It sounds too crazy to work: To ward off diabetes in patients after they’ve had their pancreas removed, blenderize the organ while they’re lying on the operating table, and then infuse the mixture into their livers.
The procedure isn’t done too often — at most 200 times a year across the United States. Now, doctors at Brigham and Women’s Hospital, who have treated six patients in the past few years, are starting to see their first success cases.
The technique, called total pancreatectomy with islet autotransplantation, was pioneered by doctors at the University of Minnesota in 1977. It’s slowly catching on to treat patients who have a chronically inflamed pancreas removed — a surgery that eases their pain, but leaves them with brittle diabetes and dangerous swings in blood sugar, because they can no longer produce insulin. Infusing a slurry made from their pancreas cells helps at least some of these patients produce insulin again.
“It still seems like magic to me,” said Dr. Gregory Beilman, chairman of the surgery department at the University of Minnesota, “and I’ve been doing it 20 years.”
It felt pretty magical to Karen Grippen, too. Now 53, she had been living with “gut-wrenching” abdominal pain from an inflamed pancreas for years before getting the treatment at the Brigham last year. Grippen is now pain-free and is able to manage her diabetes with just one dose of insulin per day.
“I’m a very lucky lady,” she said.
Here’s how the procedure works: Starting early in the morning, Dr. Thomas Clancy, a surgical oncologist at the Brigham, removes the patient’s pancreas, gallbladder, and duodenum, a section of the small intestine. Then Dr. Sayeed Malek, clinical director of transplant surgery, cuts the pancreas away from the other organs, flushes out the blood, and places the pancreas into a jar inside a cooler full of ice.

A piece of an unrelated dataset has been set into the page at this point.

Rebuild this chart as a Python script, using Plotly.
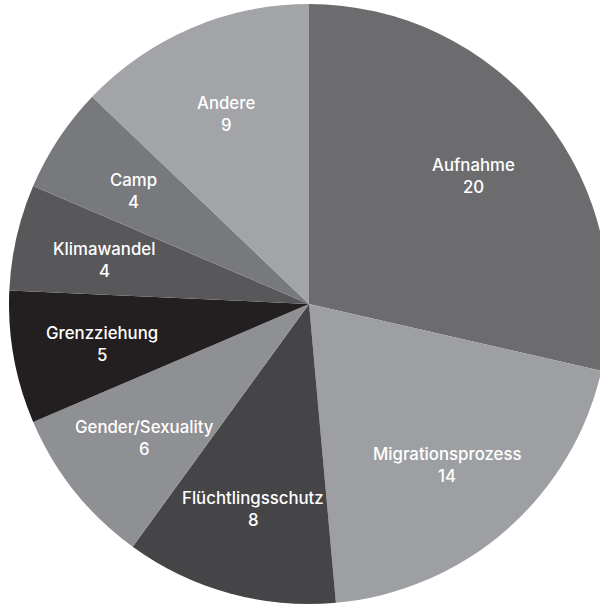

He grabs the cooler by the handle and heads to Massachusetts General Hospital, which has the equipment and expertise to handle the hardest part of the procedure: isolating the islet cells, which produce insulin.

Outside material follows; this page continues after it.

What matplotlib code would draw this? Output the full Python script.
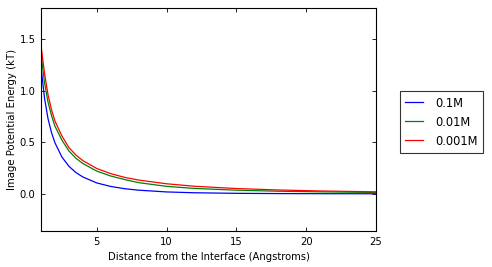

To get there, he usually hails a cab: “You want to get there as soon as possible,” Malek said.
Inside the Mass. General lab, a four-person team takes the organ. They use an enzyme to digest the pancreas and isolate the islets.

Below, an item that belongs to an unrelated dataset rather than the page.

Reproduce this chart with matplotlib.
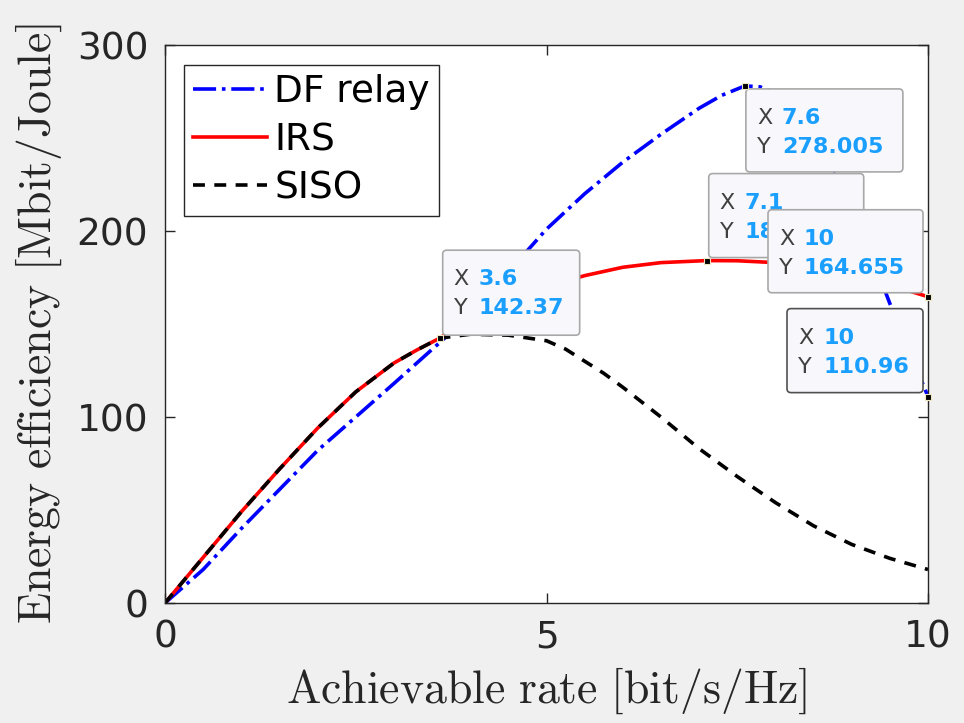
import numpy as np
import matplotlib.pyplot as plt
from matplotlib.patches import FancyBboxPatch
from matplotlib.transforms import ScaledTranslation

plt.rcParams['mathtext.fontset'] = 'cm'

# achievable rate [bit/s/Hz] and energy efficiency [Mbit/Joule]
irs_rate = [0, 0.5, 1.0, 1.5, 2.0, 2.5, 3.0, 3.3, 3.6, 4.0, 4.5, 5.0, 5.5, 6.0,
            6.5, 7.1, 7.5, 8.0, 8.5, 9.0, 9.5, 10.0]
irs_ee = [0, 24.5, 49, 72, 94, 113.5, 129, 136, 142.37, 153, 162.5, 170, 176,
          180.5, 183, 184.1, 184, 183, 180.5, 176.5, 171, 164.655]

siso_rate = [0, 0.5, 1.0, 1.5, 2.0, 2.5, 3.0, 3.3, 3.6, 4.0, 4.5, 5.0, 5.25,
             5.5, 5.75, 6.0, 6.5, 7.0, 7.5, 8.0, 8.5, 9.0, 9.5, 10.0]
siso_ee = [0, 24.5, 49, 72, 94, 113.5, 129, 136, 142.37, 144.5, 144, 141, 136.5,
           130, 123.5, 116, 100, 83, 68, 54, 41.5, 31.5, 24, 18]

df_rate = [0, 0.5, 1.0, 1.5, 2.0, 2.5, 3.0, 3.6, 4.0, 4.5, 5.0, 5.5, 6.0, 6.5,
           7.0, 7.3, 7.6, 7.8, 8.0, 8.5, 9.0, 9.5, 9.75, 10.0]
df_ee = [0, 18, 40, 61, 82, 100, 118, 140, 155, 178, 201, 220, 237, 252, 266,
         273, 278.005, 277.5, 274, 253, 215, 161, 136, 110.96]

# data tips: (x, y, x text, y text, box offset/size in pixels, edge colour)
tips = [
    (3.6, 142.37, "3.6", "142.37", (3, 3, 137, 85), '#a8a8a8'),
    (7.6, 278.005, "7.6", "278.005", (1, -86, 157, 83), '#a8a8a8'),
    (7.1, 184.1, "7.1", "184.103", (2, 3, 155, 84), '#a8a8a8'),
    (10, 164.655, "10", "164.655", (-160, 4, 155, 83), '#a8a8a8'),
    (10, 110.96, "10", "110.96", (-141, 4, 136, 84), '#505050'),
]

fig = plt.figure(figsize=(9.64, 7.23), dpi=100)
fig.patch.set_facecolor('#f0f0f0')
ax = fig.add_axes([165/964, 1-603/723, 763/964, 558/723])

ax.plot(df_rate, df_ee, color='#0000ff', ls='-.', lw=2.6, label='DF relay')
ax.plot(irs_rate, irs_ee, color='#ff0000', ls='-', lw=2.6, label='IRS')
ax.plot(siso_rate, siso_ee, color='black', ls='--', lw=2.6, label='SISO',
        dashes=(3.3, 2.6))

ax.set_xlim(0, 10)
ax.set_ylim(0, 300)
ax.set_xticks([0, 5, 10])
ax.set_yticks([0, 100, 200, 300])
ax.tick_params(direction='in', length=7, width=1, top=True, right=True,
               labelsize=27, colors='#262626', pad=12)
for s in ax.spines.values():
    s.set_color('#262626')
    s.set_linewidth(1)

ax.set_xlabel(r'$\mathrm{Achievable\ rate\ [bit/s/Hz]}$', fontsize=33,
              color='#262626', labelpad=7)
ax.set_ylabel(r'$\mathrm{Energy\ efficiency\ [Mbit/Joule]}$', fontsize=33,
              color='#262626', labelpad=9)

leg = ax.legend(loc='upper left', bbox_to_anchor=(0.025, 0.964), borderaxespad=0,
                fontsize=27, handlelength=1.95, handletextpad=0.2,
                labelspacing=0.32, borderpad=0.25, fancybox=False,
                framealpha=1, edgecolor='#262626')
leg.get_frame().set_linewidth(1)

for i, (x, y, xs, ys, (dx, dy, w, h), ec) in enumerate(tips):
    z = 5 + i
    tr = fig.dpi_scale_trans + ScaledTranslation(x, y, ax.transData)
    ax.plot([x], [y], marker='s', ms=5, mfc='black', mec='#eee8c0', mew=0.8,
            zorder=z + 0.5, clip_on=False)
    box = FancyBboxPatch((dx/100, dy/100), w/100, h/100,
                         boxstyle='round,pad=0,rounding_size=0.04',
                         transform=tr, fc='#f8f8fc', ec=ec, lw=1.2,
                         zorder=z, clip_on=False)
    ax.add_artist(box)
    top = dy + h
    for k, (lab, val) in enumerate([("X", xs), ("Y", ys)]):
        yy = (top - 29 - 29*k)/100
        ax.text((dx + 11)/100, yy, lab, transform=tr, fontsize=16,
                color='#404040', va='center', ha='left', zorder=z + 0.1,
                clip_on=False)
        ax.text((dx + 36)/100, yy, val, transform=tr, fontsize=16,
                color='#1a9fff', fontweight='bold', va='center', ha='left',
                zorder=z + 0.1, clip_on=False)

fig.savefig('out.png', dpi=100, facecolor=fig.get_facecolor())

Once the cells are isolated, he said, “they’re basically blenderized into a shake.”
The islets get mixed with a blood thinner called heparin and placed into a bag. That goes back into the jar, into the cooler — and back in a taxicab.
Meanwhile at the Brigham, Clancy has been working to reconnect the digestive system after the surgery. He said the timing usually works out so that when Malek returns, the patient is ready for the next step: accepting the blenderized pancreas back into the body.
Malek hangs an IV bag and lets the cells drip into the portal vein that leads to the liver. That’s a crucial moment: If the solution is highly viscous, the patient risks getting a blood clot and requiring long-term anticoagulation, he said.
If all goes well, the islet cells enter the liver, set up shop there, and begin producing insulin again.
The University of Minnesota has now performed more than 600 such procedures, he said.
They’re fairly successful, but not universally so: Three years after the operation, a third of patients live free of insulin because their islets are working so well, Beilman and fellow researchers found. A third have partial function of islets, needing some insulin, and a third are insulin dependent, the study found.
Grippen had the operation after five years debilitating abdominal pain, coupled with vomiting, fevers, and sweat. The pain felt like being gouged through the stomach by a metal chair leg, she said. The first time it happened to her, it knocked her down so hard she couldn’t call 911.
Doctors couldn’t figure out what was wrong, except that it got worse when she ate, Grippen said. She had several surgeries that didn’t help much. At times, she relied on narcotics such as oxycodone and morphine.
“I didn’t think I was going to live,” she said.
So when Grippen heard about the islet cell transplant program, she jumped at the chance. Not everyone can have the procedure: Patients have to be able to produce insulin in the first place, and they have to have exhausted other options, such as a partial removal of the pancreas, said Clancy. A team at the Brigham, including a social worker, gastroenterologist, endocrinologist, pain psychiatrist, and case manager, help surgeons screen patients and manage each case.
Grippen passed the screening. In January 2015, she rolled into an operating room at the Brigham for a 15-hour operation.
She said she felt good about the surgery — though she was worried about Dr. Malek taking her pancreas through Boston traffic in a taxi: “What if it gets in an accident?”
“I wanted him to take the duck boat,” she quipped.
Grippen said the surgery wasn’t easy — she had lingering surgical pain for four months, and had to take seven months off from work. But now she’s back on the job as a manager at a state agency, and is able to eat without pain. Last year, she ate a Thanksgiving dinner complete with turkey, mashed potatoes, and green beans — her first in five years.
“I feel like I have a new life,” she said.